=== Given data ===

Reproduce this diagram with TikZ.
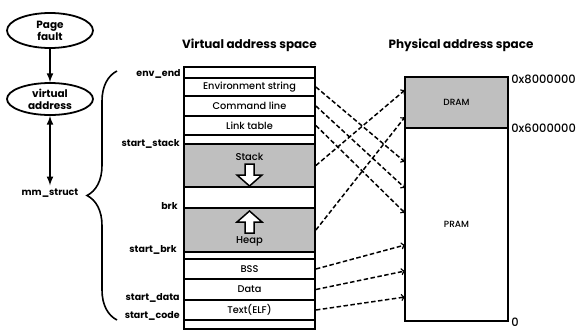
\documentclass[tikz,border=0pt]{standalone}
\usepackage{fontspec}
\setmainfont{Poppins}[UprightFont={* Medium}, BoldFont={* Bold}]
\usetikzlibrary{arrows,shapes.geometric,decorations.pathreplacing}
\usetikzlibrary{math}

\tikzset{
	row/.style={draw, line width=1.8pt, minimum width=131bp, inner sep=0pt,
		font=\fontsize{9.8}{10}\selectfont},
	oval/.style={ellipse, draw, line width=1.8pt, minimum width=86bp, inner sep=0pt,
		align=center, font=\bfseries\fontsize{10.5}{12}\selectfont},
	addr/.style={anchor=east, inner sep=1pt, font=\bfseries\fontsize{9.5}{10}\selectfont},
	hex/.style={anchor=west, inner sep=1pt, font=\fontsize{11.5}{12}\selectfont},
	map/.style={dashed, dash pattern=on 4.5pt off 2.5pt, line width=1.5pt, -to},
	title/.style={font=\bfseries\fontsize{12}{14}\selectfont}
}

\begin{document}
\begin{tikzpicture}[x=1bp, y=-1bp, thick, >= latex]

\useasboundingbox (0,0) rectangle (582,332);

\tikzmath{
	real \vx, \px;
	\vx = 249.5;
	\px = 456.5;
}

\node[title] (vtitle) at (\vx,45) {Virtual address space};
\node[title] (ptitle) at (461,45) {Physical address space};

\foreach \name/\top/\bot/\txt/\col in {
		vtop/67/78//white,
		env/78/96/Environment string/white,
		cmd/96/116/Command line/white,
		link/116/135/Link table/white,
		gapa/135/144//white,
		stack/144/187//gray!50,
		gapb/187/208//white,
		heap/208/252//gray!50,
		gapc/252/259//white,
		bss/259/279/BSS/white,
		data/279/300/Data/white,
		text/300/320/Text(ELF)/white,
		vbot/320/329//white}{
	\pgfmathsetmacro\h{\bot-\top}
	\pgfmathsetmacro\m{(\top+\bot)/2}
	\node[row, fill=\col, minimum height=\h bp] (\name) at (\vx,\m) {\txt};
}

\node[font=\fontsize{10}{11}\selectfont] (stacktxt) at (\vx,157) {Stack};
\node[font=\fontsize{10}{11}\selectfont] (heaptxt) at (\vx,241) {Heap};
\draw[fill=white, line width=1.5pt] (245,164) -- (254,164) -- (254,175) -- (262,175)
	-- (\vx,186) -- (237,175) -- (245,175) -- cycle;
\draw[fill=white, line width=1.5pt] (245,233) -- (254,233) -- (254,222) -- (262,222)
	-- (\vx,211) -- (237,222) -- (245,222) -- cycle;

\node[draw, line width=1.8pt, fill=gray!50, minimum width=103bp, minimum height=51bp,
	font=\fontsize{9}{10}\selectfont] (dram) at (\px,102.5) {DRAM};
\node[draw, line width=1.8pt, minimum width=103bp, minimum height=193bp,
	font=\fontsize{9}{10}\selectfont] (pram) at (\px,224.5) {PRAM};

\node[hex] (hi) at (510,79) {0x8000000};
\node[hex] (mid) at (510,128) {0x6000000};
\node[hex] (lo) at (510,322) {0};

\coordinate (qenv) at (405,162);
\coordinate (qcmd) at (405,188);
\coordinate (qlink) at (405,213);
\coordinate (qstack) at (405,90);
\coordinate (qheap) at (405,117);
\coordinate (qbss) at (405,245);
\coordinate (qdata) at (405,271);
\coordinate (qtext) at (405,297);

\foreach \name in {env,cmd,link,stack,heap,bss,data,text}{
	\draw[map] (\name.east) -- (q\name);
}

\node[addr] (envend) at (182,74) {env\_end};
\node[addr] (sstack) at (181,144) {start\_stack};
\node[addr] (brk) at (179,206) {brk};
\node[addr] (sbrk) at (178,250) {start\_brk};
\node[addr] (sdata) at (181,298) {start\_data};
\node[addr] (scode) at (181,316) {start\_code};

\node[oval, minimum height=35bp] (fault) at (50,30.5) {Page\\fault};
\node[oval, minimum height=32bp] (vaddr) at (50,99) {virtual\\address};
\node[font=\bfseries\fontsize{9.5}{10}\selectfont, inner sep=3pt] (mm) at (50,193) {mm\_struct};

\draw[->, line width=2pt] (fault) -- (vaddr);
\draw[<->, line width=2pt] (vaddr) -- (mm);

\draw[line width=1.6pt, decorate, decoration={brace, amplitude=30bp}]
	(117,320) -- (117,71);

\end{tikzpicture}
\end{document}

===
=== Given data ===

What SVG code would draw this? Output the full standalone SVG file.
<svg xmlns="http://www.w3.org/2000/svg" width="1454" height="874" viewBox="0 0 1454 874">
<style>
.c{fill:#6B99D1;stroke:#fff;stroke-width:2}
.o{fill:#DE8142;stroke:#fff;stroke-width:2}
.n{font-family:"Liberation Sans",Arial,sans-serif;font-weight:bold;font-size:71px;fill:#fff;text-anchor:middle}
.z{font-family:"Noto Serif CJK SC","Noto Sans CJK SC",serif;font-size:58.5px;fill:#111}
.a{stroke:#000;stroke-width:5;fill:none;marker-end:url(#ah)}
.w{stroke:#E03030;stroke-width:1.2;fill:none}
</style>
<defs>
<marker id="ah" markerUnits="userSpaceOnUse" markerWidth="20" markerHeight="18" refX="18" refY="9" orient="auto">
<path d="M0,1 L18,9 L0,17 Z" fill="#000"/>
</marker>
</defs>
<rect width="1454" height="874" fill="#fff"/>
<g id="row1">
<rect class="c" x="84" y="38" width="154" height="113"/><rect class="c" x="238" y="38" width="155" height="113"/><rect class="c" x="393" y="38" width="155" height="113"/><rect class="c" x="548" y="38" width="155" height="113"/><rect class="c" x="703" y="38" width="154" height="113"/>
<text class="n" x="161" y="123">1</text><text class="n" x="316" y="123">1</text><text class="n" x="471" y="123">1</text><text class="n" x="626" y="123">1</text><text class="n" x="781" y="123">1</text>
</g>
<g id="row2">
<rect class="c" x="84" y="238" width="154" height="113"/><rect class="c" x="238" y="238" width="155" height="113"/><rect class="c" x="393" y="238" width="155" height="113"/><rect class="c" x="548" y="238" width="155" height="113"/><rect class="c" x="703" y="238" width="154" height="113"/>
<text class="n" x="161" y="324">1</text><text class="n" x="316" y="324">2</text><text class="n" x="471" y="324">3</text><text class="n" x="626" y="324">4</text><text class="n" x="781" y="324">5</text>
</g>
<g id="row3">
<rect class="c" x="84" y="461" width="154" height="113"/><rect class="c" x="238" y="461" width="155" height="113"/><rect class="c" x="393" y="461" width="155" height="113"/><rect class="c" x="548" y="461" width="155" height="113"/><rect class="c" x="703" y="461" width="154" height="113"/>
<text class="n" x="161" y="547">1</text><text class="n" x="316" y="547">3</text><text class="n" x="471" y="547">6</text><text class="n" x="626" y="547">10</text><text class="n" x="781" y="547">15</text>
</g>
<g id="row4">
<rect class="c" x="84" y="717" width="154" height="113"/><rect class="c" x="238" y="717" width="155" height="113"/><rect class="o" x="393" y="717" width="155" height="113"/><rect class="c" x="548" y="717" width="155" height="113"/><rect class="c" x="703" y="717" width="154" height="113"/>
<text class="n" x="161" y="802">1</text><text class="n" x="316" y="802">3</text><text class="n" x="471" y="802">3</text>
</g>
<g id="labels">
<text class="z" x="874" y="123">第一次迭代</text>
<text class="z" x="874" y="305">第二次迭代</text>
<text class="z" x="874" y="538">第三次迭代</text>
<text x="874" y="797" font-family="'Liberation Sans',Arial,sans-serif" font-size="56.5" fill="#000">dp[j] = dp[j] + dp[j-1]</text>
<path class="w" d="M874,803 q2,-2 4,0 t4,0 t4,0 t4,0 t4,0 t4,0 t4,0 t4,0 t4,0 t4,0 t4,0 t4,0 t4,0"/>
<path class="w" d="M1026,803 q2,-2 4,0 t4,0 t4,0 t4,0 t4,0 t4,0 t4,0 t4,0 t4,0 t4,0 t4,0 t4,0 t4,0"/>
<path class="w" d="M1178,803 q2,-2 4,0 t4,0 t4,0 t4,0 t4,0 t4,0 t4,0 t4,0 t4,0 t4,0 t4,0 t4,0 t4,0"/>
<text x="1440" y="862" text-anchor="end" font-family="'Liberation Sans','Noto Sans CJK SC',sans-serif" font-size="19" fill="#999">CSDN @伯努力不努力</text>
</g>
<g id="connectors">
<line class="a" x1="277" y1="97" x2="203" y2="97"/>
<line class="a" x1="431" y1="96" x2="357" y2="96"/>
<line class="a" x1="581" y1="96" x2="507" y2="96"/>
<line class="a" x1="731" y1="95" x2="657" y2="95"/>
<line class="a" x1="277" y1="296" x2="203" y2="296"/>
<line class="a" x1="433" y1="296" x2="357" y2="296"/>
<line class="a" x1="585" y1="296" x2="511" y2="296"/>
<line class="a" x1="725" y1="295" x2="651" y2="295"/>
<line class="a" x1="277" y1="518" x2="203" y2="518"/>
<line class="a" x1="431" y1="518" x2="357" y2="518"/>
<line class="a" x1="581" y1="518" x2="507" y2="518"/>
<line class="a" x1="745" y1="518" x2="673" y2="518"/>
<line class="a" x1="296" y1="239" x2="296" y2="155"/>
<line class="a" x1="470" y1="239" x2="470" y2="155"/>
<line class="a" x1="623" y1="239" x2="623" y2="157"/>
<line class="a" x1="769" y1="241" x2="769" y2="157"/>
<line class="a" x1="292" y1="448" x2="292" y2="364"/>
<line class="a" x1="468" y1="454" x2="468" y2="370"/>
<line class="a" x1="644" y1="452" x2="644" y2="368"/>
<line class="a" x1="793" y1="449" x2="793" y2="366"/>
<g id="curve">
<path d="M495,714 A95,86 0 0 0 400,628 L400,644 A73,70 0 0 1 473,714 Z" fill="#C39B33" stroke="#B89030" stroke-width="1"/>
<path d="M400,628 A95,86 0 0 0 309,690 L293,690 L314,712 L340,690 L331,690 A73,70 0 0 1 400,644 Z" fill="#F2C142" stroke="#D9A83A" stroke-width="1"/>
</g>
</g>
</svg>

===

Pull out all lines from the entries above in which the word "draw" appears.

	row/.style={draw, line width=1.8pt, minimum width=131bp, inner sep=0pt,
	oval/.style={ellipse, draw, line width=1.8pt, minimum width=86bp, inner sep=0pt,
\draw[fill=white, line width=1.5pt] (245,164) -- (254,164) -- (254,175) -- (262,175)
\draw[fill=white, line width=1.5pt] (245,233) -- (254,233) -- (254,222) -- (262,222)
\node[draw, line width=1.8pt, fill=gray!50, minimum width=103bp, minimum height=51bp,
\node[draw, line width=1.8pt, minimum width=103bp, minimum height=193bp,
	\draw[map] (\name.east) -- (q\name);
\draw[->, line width=2pt] (fault) -- (vaddr);
\draw[<->, line width=2pt] (vaddr) -- (mm);
\draw[line width=1.6pt, decorate, decoration={brace, amplitude=30bp}]
What SVG code would draw this? Output the full standalone SVG file.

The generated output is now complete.